## Goal
Output the full material exactly as it appears here.
§
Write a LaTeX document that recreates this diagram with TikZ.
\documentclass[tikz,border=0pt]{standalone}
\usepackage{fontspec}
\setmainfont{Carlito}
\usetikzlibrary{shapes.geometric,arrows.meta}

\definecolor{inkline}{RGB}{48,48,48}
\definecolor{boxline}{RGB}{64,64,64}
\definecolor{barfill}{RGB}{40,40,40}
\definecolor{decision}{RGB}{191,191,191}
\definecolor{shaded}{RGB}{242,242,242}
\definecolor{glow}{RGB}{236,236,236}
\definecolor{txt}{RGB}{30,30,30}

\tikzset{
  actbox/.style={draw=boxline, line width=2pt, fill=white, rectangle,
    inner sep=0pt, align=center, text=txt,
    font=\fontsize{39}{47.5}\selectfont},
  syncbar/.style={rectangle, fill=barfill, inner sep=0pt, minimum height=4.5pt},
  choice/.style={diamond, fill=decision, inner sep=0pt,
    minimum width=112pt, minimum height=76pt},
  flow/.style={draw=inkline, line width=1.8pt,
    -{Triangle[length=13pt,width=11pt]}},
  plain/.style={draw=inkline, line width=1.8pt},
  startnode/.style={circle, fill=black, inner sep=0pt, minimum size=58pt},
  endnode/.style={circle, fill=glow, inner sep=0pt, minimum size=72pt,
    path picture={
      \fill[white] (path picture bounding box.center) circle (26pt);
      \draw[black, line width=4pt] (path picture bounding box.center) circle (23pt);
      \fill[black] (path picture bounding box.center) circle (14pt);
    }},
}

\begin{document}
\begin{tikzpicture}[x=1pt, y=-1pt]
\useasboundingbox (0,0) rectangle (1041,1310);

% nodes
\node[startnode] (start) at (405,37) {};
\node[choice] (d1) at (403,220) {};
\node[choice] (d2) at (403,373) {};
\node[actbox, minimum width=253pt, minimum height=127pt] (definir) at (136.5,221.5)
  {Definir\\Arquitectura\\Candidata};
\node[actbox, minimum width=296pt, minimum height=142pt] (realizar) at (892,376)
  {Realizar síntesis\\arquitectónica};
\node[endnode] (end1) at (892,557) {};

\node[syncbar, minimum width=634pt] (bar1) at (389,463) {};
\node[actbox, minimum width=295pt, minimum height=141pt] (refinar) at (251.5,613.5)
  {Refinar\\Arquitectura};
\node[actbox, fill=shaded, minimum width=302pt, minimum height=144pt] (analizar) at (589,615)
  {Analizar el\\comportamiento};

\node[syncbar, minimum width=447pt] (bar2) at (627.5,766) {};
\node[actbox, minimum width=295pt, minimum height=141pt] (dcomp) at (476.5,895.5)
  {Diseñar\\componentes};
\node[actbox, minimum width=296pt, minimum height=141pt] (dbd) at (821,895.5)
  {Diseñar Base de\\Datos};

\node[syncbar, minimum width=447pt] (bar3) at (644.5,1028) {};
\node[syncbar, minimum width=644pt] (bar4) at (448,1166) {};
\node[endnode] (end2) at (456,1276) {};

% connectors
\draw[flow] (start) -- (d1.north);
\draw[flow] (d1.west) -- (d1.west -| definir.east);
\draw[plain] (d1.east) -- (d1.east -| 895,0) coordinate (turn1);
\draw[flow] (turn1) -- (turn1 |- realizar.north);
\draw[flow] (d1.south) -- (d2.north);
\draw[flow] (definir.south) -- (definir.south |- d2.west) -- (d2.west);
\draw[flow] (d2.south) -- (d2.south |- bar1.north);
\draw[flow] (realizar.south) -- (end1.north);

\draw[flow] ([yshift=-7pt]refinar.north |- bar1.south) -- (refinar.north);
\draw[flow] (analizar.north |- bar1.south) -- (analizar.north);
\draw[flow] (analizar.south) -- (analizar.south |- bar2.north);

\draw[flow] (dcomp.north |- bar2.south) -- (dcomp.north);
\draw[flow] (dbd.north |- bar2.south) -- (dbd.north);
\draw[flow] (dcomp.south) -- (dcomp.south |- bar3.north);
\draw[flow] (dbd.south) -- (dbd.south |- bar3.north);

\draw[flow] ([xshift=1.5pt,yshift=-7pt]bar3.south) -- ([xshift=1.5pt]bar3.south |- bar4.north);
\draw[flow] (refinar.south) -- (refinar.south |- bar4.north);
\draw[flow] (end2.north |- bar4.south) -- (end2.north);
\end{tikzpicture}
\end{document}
§
## Result for this exercise
Write a LaTeX document that recreates this diagram with TikZ.
\documentclass[tikz,border=0pt]{standalone}
\usepackage{fontspec}
\setmainfont{Carlito}
\usetikzlibrary{shapes.geometric,arrows.meta}

\definecolor{inkline}{RGB}{48,48,48}
\definecolor{boxline}{RGB}{64,64,64}
\definecolor{barfill}{RGB}{40,40,40}
\definecolor{decision}{RGB}{191,191,191}
\definecolor{shaded}{RGB}{242,242,242}
\definecolor{glow}{RGB}{236,236,236}
\definecolor{txt}{RGB}{30,30,30}

\tikzset{
  actbox/.style={draw=boxline, line width=2pt, fill=white, rectangle,
    inner sep=0pt, align=center, text=txt,
    font=\fontsize{39}{47.5}\selectfont},
  syncbar/.style={rectangle, fill=barfill, inner sep=0pt, minimum height=4.5pt},
  choice/.style={diamond, fill=decision, inner sep=0pt,
    minimum width=112pt, minimum height=76pt},
  flow/.style={draw=inkline, line width=1.8pt,
    -{Triangle[length=13pt,width=11pt]}},
  plain/.style={draw=inkline, line width=1.8pt},
  startnode/.style={circle, fill=black, inner sep=0pt, minimum size=58pt},
  endnode/.style={circle, fill=glow, inner sep=0pt, minimum size=72pt,
    path picture={
      \fill[white] (path picture bounding box.center) circle (26pt);
      \draw[black, line width=4pt] (path picture bounding box.center) circle (23pt);
      \fill[black] (path picture bounding box.center) circle (14pt);
    }},
}

\begin{document}
\begin{tikzpicture}[x=1pt, y=-1pt]
\useasboundingbox (0,0) rectangle (1041,1310);

% nodes
\node[startnode] (start) at (405,37) {};
\node[choice] (d1) at (403,220) {};
\node[choice] (d2) at (403,373) {};
\node[actbox, minimum width=253pt, minimum height=127pt] (definir) at (136.5,221.5)
  {Definir\\Arquitectura\\Candidata};
\node[actbox, minimum width=296pt, minimum height=142pt] (realizar) at (892,376)
  {Realizar síntesis\\arquitectónica};
\node[endnode] (end1) at (892,557) {};

\node[syncbar, minimum width=634pt] (bar1) at (389,463) {};
\node[actbox, minimum width=295pt, minimum height=141pt] (refinar) at (251.5,613.5)
  {Refinar\\Arquitectura};
\node[actbox, fill=shaded, minimum width=302pt, minimum height=144pt] (analizar) at (589,615)
  {Analizar el\\comportamiento};

\node[syncbar, minimum width=447pt] (bar2) at (627.5,766) {};
\node[actbox, minimum width=295pt, minimum height=141pt] (dcomp) at (476.5,895.5)
  {Diseñar\\componentes};
\node[actbox, minimum width=296pt, minimum height=141pt] (dbd) at (821,895.5)
  {Diseñar Base de\\Datos};

\node[syncbar, minimum width=447pt] (bar3) at (644.5,1028) {};
\node[syncbar, minimum width=644pt] (bar4) at (448,1166) {};
\node[endnode] (end2) at (456,1276) {};

% connectors
\draw[flow] (start) -- (d1.north);
\draw[flow] (d1.west) -- (d1.west -| definir.east);
\draw[plain] (d1.east) -- (d1.east -| 895,0) coordinate (turn1);
\draw[flow] (turn1) -- (turn1 |- realizar.north);
\draw[flow] (d1.south) -- (d2.north);
\draw[flow] (definir.south) -- (definir.south |- d2.west) -- (d2.west);
\draw[flow] (d2.south) -- (d2.south |- bar1.north);
\draw[flow] (realizar.south) -- (end1.north);

\draw[flow] ([yshift=-7pt]refinar.north |- bar1.south) -- (refinar.north);
\draw[flow] (analizar.north |- bar1.south) -- (analizar.north);
\draw[flow] (analizar.south) -- (analizar.south |- bar2.north);

\draw[flow] (dcomp.north |- bar2.south) -- (dcomp.north);
\draw[flow] (dbd.north |- bar2.south) -- (dbd.north);
\draw[flow] (dcomp.south) -- (dcomp.south |- bar3.north);
\draw[flow] (dbd.south) -- (dbd.south |- bar3.north);

\draw[flow] ([xshift=1.5pt,yshift=-7pt]bar3.south) -- ([xshift=1.5pt]bar3.south |- bar4.north);
\draw[flow] (refinar.south) -- (refinar.south |- bar4.north);
\draw[flow] (end2.north |- bar4.south) -- (end2.north);
\end{tikzpicture}
\end{document}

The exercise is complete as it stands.